Data section:
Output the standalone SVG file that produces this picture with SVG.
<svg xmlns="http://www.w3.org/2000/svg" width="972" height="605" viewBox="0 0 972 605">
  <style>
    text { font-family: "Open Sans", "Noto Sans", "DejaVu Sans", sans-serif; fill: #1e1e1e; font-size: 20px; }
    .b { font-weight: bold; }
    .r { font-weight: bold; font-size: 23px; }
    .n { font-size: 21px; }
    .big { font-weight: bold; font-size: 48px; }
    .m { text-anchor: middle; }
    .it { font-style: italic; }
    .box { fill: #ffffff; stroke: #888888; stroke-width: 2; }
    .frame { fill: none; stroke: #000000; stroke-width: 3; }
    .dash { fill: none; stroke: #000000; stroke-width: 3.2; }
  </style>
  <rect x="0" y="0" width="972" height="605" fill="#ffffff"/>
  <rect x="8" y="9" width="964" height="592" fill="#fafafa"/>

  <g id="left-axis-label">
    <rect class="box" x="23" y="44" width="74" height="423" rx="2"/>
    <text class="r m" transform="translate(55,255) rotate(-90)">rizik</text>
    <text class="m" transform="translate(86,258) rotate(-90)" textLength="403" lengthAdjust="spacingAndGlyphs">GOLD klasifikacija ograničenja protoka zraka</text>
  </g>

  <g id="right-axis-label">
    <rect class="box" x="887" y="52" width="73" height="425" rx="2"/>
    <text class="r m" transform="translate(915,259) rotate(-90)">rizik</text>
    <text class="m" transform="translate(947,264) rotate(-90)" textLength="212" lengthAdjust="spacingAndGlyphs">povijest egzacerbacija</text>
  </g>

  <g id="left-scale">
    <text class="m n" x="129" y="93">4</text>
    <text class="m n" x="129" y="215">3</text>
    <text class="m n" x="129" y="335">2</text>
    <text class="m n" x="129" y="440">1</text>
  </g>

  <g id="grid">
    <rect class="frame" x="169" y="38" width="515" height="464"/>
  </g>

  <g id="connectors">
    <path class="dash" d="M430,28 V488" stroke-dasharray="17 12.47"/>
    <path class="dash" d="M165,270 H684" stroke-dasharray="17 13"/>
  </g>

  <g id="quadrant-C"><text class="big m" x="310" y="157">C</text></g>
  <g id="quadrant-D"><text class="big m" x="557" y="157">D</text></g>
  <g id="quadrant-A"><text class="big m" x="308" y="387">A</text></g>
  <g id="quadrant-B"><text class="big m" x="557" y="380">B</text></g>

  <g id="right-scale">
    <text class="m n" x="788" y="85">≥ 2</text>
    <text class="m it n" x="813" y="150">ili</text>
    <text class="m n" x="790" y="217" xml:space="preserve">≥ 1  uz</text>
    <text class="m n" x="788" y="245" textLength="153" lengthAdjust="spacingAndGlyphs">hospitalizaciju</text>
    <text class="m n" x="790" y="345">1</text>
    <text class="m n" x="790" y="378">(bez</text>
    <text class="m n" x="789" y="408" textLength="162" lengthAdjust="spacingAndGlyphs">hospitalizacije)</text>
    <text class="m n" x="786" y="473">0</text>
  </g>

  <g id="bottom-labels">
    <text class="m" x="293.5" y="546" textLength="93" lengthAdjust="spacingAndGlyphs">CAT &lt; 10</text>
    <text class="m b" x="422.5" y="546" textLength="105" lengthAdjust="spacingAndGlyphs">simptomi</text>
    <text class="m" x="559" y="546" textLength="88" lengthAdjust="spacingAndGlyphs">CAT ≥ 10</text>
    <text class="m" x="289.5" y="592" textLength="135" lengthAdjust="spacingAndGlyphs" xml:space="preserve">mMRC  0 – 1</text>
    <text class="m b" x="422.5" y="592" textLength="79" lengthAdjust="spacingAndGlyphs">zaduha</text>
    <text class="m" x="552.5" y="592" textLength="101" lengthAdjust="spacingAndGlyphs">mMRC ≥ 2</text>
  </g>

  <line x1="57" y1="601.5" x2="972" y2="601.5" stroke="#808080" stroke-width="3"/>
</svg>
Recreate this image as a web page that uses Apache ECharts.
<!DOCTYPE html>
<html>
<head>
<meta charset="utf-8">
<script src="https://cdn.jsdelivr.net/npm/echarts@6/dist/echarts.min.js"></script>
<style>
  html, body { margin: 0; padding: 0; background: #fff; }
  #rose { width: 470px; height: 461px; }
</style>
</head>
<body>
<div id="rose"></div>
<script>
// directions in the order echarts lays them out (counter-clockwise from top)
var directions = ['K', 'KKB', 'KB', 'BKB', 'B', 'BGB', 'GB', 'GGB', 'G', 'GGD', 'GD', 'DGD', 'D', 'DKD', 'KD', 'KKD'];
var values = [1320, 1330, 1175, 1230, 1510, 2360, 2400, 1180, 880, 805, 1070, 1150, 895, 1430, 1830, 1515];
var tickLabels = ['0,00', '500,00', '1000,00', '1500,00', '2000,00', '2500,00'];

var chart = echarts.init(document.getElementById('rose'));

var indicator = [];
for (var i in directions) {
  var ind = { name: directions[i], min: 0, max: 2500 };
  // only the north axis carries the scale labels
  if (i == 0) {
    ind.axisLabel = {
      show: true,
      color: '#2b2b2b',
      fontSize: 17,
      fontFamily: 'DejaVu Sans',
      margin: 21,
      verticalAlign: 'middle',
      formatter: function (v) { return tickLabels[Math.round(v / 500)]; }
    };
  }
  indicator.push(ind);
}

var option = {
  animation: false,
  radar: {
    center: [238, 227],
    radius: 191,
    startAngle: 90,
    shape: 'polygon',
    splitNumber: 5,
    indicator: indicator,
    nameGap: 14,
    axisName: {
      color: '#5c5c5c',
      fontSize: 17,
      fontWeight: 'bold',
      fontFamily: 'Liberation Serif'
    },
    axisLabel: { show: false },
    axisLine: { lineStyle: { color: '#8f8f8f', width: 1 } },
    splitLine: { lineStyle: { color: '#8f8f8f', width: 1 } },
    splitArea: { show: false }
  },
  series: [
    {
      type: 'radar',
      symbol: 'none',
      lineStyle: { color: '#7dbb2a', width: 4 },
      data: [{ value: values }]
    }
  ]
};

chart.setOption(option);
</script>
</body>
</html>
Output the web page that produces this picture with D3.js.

Work instructions:
Every line of the data above should be copied exactly.

Solution:
Output the standalone SVG file that produces this picture with SVG.
<svg xmlns="http://www.w3.org/2000/svg" width="972" height="605" viewBox="0 0 972 605">
  <style>
    text { font-family: "Open Sans", "Noto Sans", "DejaVu Sans", sans-serif; fill: #1e1e1e; font-size: 20px; }
    .b { font-weight: bold; }
    .r { font-weight: bold; font-size: 23px; }
    .n { font-size: 21px; }
    .big { font-weight: bold; font-size: 48px; }
    .m { text-anchor: middle; }
    .it { font-style: italic; }
    .box { fill: #ffffff; stroke: #888888; stroke-width: 2; }
    .frame { fill: none; stroke: #000000; stroke-width: 3; }
    .dash { fill: none; stroke: #000000; stroke-width: 3.2; }
  </style>
  <rect x="0" y="0" width="972" height="605" fill="#ffffff"/>
  <rect x="8" y="9" width="964" height="592" fill="#fafafa"/>

  <g id="left-axis-label">
    <rect class="box" x="23" y="44" width="74" height="423" rx="2"/>
    <text class="r m" transform="translate(55,255) rotate(-90)">rizik</text>
    <text class="m" transform="translate(86,258) rotate(-90)" textLength="403" lengthAdjust="spacingAndGlyphs">GOLD klasifikacija ograničenja protoka zraka</text>
  </g>

  <g id="right-axis-label">
    <rect class="box" x="887" y="52" width="73" height="425" rx="2"/>
    <text class="r m" transform="translate(915,259) rotate(-90)">rizik</text>
    <text class="m" transform="translate(947,264) rotate(-90)" textLength="212" lengthAdjust="spacingAndGlyphs">povijest egzacerbacija</text>
  </g>

  <g id="left-scale">
    <text class="m n" x="129" y="93">4</text>
    <text class="m n" x="129" y="215">3</text>
    <text class="m n" x="129" y="335">2</text>
    <text class="m n" x="129" y="440">1</text>
  </g>

  <g id="grid">
    <rect class="frame" x="169" y="38" width="515" height="464"/>
  </g>

  <g id="connectors">
    <path class="dash" d="M430,28 V488" stroke-dasharray="17 12.47"/>
    <path class="dash" d="M165,270 H684" stroke-dasharray="17 13"/>
  </g>

  <g id="quadrant-C"><text class="big m" x="310" y="157">C</text></g>
  <g id="quadrant-D"><text class="big m" x="557" y="157">D</text></g>
  <g id="quadrant-A"><text class="big m" x="308" y="387">A</text></g>
  <g id="quadrant-B"><text class="big m" x="557" y="380">B</text></g>

  <g id="right-scale">
    <text class="m n" x="788" y="85">≥ 2</text>
    <text class="m it n" x="813" y="150">ili</text>
    <text class="m n" x="790" y="217" xml:space="preserve">≥ 1  uz</text>
    <text class="m n" x="788" y="245" textLength="153" lengthAdjust="spacingAndGlyphs">hospitalizaciju</text>
    <text class="m n" x="790" y="345">1</text>
    <text class="m n" x="790" y="378">(bez</text>
    <text class="m n" x="789" y="408" textLength="162" lengthAdjust="spacingAndGlyphs">hospitalizacije)</text>
    <text class="m n" x="786" y="473">0</text>
  </g>

  <g id="bottom-labels">
    <text class="m" x="293.5" y="546" textLength="93" lengthAdjust="spacingAndGlyphs">CAT &lt; 10</text>
    <text class="m b" x="422.5" y="546" textLength="105" lengthAdjust="spacingAndGlyphs">simptomi</text>
    <text class="m" x="559" y="546" textLength="88" lengthAdjust="spacingAndGlyphs">CAT ≥ 10</text>
    <text class="m" x="289.5" y="592" textLength="135" lengthAdjust="spacingAndGlyphs" xml:space="preserve">mMRC  0 – 1</text>
    <text class="m b" x="422.5" y="592" textLength="79" lengthAdjust="spacingAndGlyphs">zaduha</text>
    <text class="m" x="552.5" y="592" textLength="101" lengthAdjust="spacingAndGlyphs">mMRC ≥ 2</text>
  </g>

  <line x1="57" y1="601.5" x2="972" y2="601.5" stroke="#808080" stroke-width="3"/>
</svg>
Recreate this image as a web page that uses Apache ECharts.
<!DOCTYPE html>
<html>
<head>
<meta charset="utf-8">
<script src="https://cdn.jsdelivr.net/npm/echarts@6/dist/echarts.min.js"></script>
<style>
  html, body { margin: 0; padding: 0; background: #fff; }
  #rose { width: 470px; height: 461px; }
</style>
</head>
<body>
<div id="rose"></div>
<script>
// directions in the order echarts lays them out (counter-clockwise from top)
var directions = ['K', 'KKB', 'KB', 'BKB', 'B', 'BGB', 'GB', 'GGB', 'G', 'GGD', 'GD', 'DGD', 'D', 'DKD', 'KD', 'KKD'];
var values = [1320, 1330, 1175, 1230, 1510, 2360, 2400, 1180, 880, 805, 1070, 1150, 895, 1430, 1830, 1515];
var tickLabels = ['0,00', '500,00', '1000,00', '1500,00', '2000,00', '2500,00'];

var chart = echarts.init(document.getElementById('rose'));

var indicator = [];
for (var i in directions) {
  var ind = { name: directions[i], min: 0, max: 2500 };
  // only the north axis carries the scale labels
  if (i == 0) {
    ind.axisLabel = {
      show: true,
      color: '#2b2b2b',
      fontSize: 17,
      fontFamily: 'DejaVu Sans',
      margin: 21,
      verticalAlign: 'middle',
      formatter: function (v) { return tickLabels[Math.round(v / 500)]; }
    };
  }
  indicator.push(ind);
}

var option = {
  animation: false,
  radar: {
    center: [238, 227],
    radius: 191,
    startAngle: 90,
    shape: 'polygon',
    splitNumber: 5,
    indicator: indicator,
    nameGap: 14,
    axisName: {
      color: '#5c5c5c',
      fontSize: 17,
      fontWeight: 'bold',
      fontFamily: 'Liberation Serif'
    },
    axisLabel: { show: false },
    axisLine: { lineStyle: { color: '#8f8f8f', width: 1 } },
    splitLine: { lineStyle: { color: '#8f8f8f', width: 1 } },
    splitArea: { show: false }
  },
  series: [
    {
      type: 'radar',
      symbol: 'none',
      lineStyle: { color: '#7dbb2a', width: 4 },
      data: [{ value: values }]
    }
  ]
};

chart.setOption(option);
</script>
</body>
</html>
Output the web page that produces this picture with D3.js.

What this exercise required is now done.